A suggestion based on description and photo. Could easily be something else.


----------



## Jeremy M (Oct 19, 2012)

looks like a thrip to me. That would explain the curved tail as well.
If it is, these guys tend to be crop pests. Have you noticed any damage to your plants?


----------



## Ed (Sep 19, 2004)

Or a tiny rove beetle... Tiny black rove beetle - Stenus - BugGuide.Net that would explain the tail as well as the feeding on a piece of dog food. 

Some comments 

Ed


----------



## fieldnstream (Sep 11, 2009)

Looks like Bigfoot to me


----------



## Judy S (Aug 29, 2010)

checked on Ed's link...think he nailed it...


----------



## Bluenerer (Jan 30, 2014)

Yup pretty similar, now would this be a problem or could my frogs feast on these?


----------



## Frogtofall (Feb 16, 2006)

Jeremy M said:


> looks like a thrip to me. That would explain the curved tail as well.
> If it is, these guys tend to be crop pests. Have you noticed any damage to your plants?
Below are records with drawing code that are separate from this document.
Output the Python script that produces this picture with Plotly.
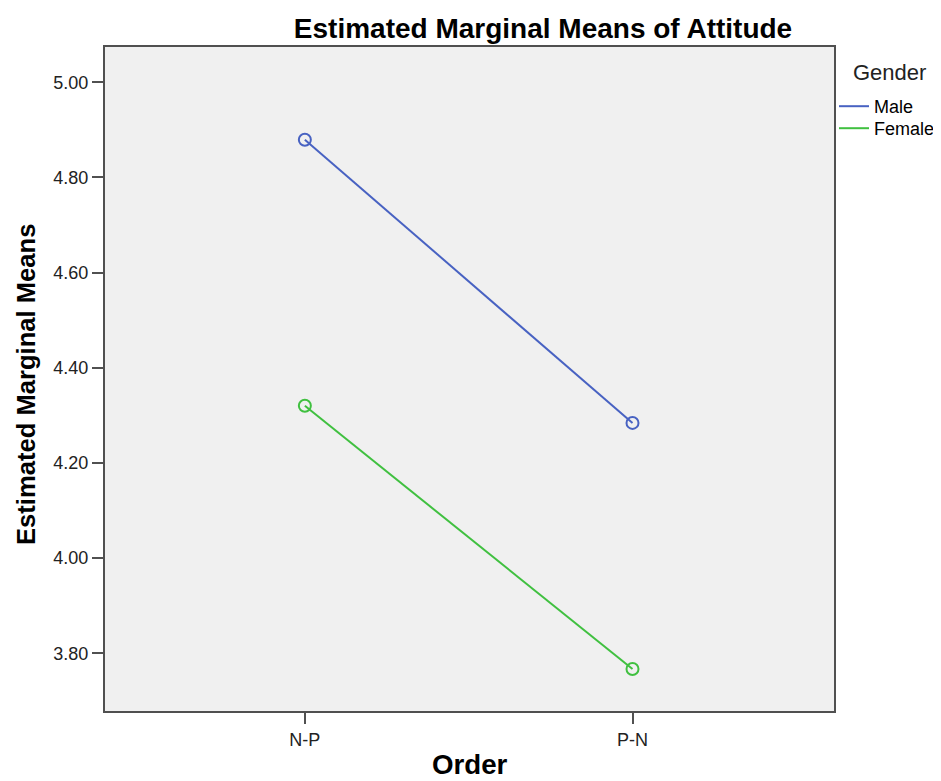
import plotly.graph_objects as go

orders = ["N-P", "P-N"]
male = [4.879, 4.284]
female = [4.320, 3.767]
y_ticks = [3.80, 4.00, 4.20, 4.40, 4.60, 4.80, 5.00]
y_tick_labels = ["3.80", "4.00", "4.20", "4.40", "4.60", "4.80", "5.00"]

FONT = "Liberation Sans, Arial, sans-serif"
BLUE = "#4862C2"
GREEN = "#40C040"

# page body has an 8px offset; figure coords = screen coords - 8
W, H = 933, 773
L, T = 97, 39
PR, PB = 826, 703          # plot right / bottom in figure px
R, B = W - PR, H - PB
PW, PH = PR - L, PB - T


def px(x):
    return (x - L) / PW


def py(y):
    return 1 - (y - T) / PH


fig = go.Figure()
series = [("Male", male, BLUE, "legend", 80), ("Female", female, GREEN, "legend2", 102)]
for name, vals, col, leg, _ in series:
    fig.add_trace(go.Scatter(
        x=[0, 1], y=vals, name=name, mode="lines+markers", showlegend=False,
        line=dict(color=col, width=2),
        marker=dict(symbol="circle-open", size=12, color=col, line=dict(width=2)),
    ))
    fig.add_trace(go.Scatter(
        x=[None], y=[None], name=name, mode="lines", legend=leg,
        line=dict(color=col, width=2), showlegend=True,
    ))

legend_style = dict(
    x=px(826), xanchor="left", yanchor="top",
    bgcolor="rgba(0,0,0,0)", font=dict(size=18, color="black", family=FONT),
    itemwidth=30,
)

fig.update_layout(
    width=W, height=H,
    margin=dict(l=L, r=R, t=T, b=B, autoexpand=False),
    paper_bgcolor="white",
    plot_bgcolor="#F0F0F0",
    font=dict(family=FONT, color="black"),
    title=dict(text="<b>Estimated Marginal Means of Attitude</b>",
               x=535 / W, xanchor="center", y=1 - 20 / H, yanchor="middle",
               font=dict(size=28, color="black", family=FONT)),
    showlegend=True,
    legend=dict(y=py(series[0][4]), **legend_style),
    legend2=dict(y=py(series[1][4]), **legend_style),
    annotations=[
        dict(text="Gender", xref="paper", yref="paper",
             x=px(843), xanchor="left", y=py(64), yanchor="middle",
             showarrow=False, font=dict(size=22, color="#222222", family=FONT)),
        dict(text="<b>Estimated Marginal Means</b>", xref="paper", yref="paper",
             x=px(18), xanchor="center", y=py(377), yanchor="middle", textangle=-90,
             showarrow=False, font=dict(size=25.6, color="black", family=FONT)),
        dict(text="<b>Order</b>", xref="paper", yref="paper",
             x=px(462), xanchor="center", y=py(756), yanchor="middle",
             showarrow=False, font=dict(size=27.7, color="black", family=FONT)),
    ],
    xaxis=dict(
        range=[-0.61, 1.615], tickmode="array", tickvals=[0, 1], ticktext=orders,
        showgrid=False, zeroline=False, automargin=False,
        showline=True, linecolor="#505050", linewidth=2, mirror=True,
        ticks="outside", ticklen=11, tickwidth=2, tickcolor="#505050",
        tickfont=dict(size=18, color="#222222"),
    ),
    yaxis=dict(
        range=[3.6786, 5.074], tickmode="array", tickvals=y_ticks, ticktext=y_tick_labels,
        showgrid=False, zeroline=False, automargin=False,
        showline=True, linecolor="#505050", linewidth=2, mirror=True,
        ticks="outside", ticklen=11, tickwidth=2, tickcolor="#505050",
        tickfont=dict(size=18, color="#222222"),
    ),
)

fig.write_html("out.html")
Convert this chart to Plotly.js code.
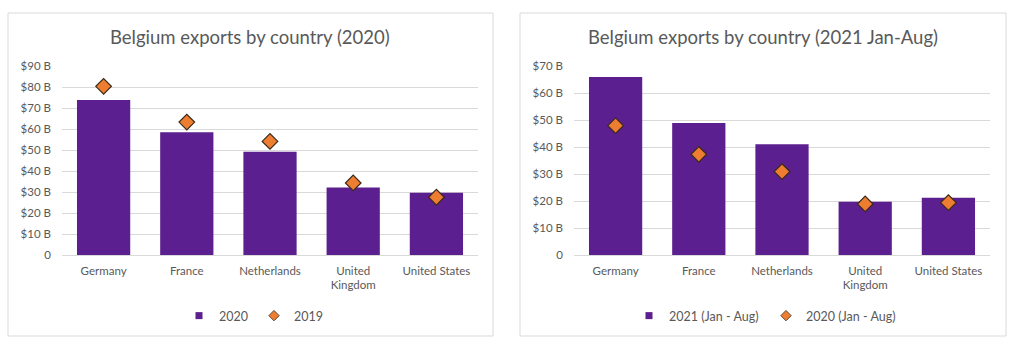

Im with Jeremy on this one. Looks like a thrip nymph. If they bend their abdomen upwards (kinda like they are pointing up at you) then that is very likely what it is.


----------



## Judy S (Aug 29, 2010)

so does it boil down to food ??? One eats their vegetables, the other their protein???


----------



## Ed (Sep 19, 2004)

Frogtofall said:


> Im with Jeremy on this one. Looks like a thrip nymph. If they bend their abdomen upwards (kinda like they are pointing up at you) then that is very likely what it is.


That kind of rove beetle does the same thing when disturbed or threatened. 

Ed


----------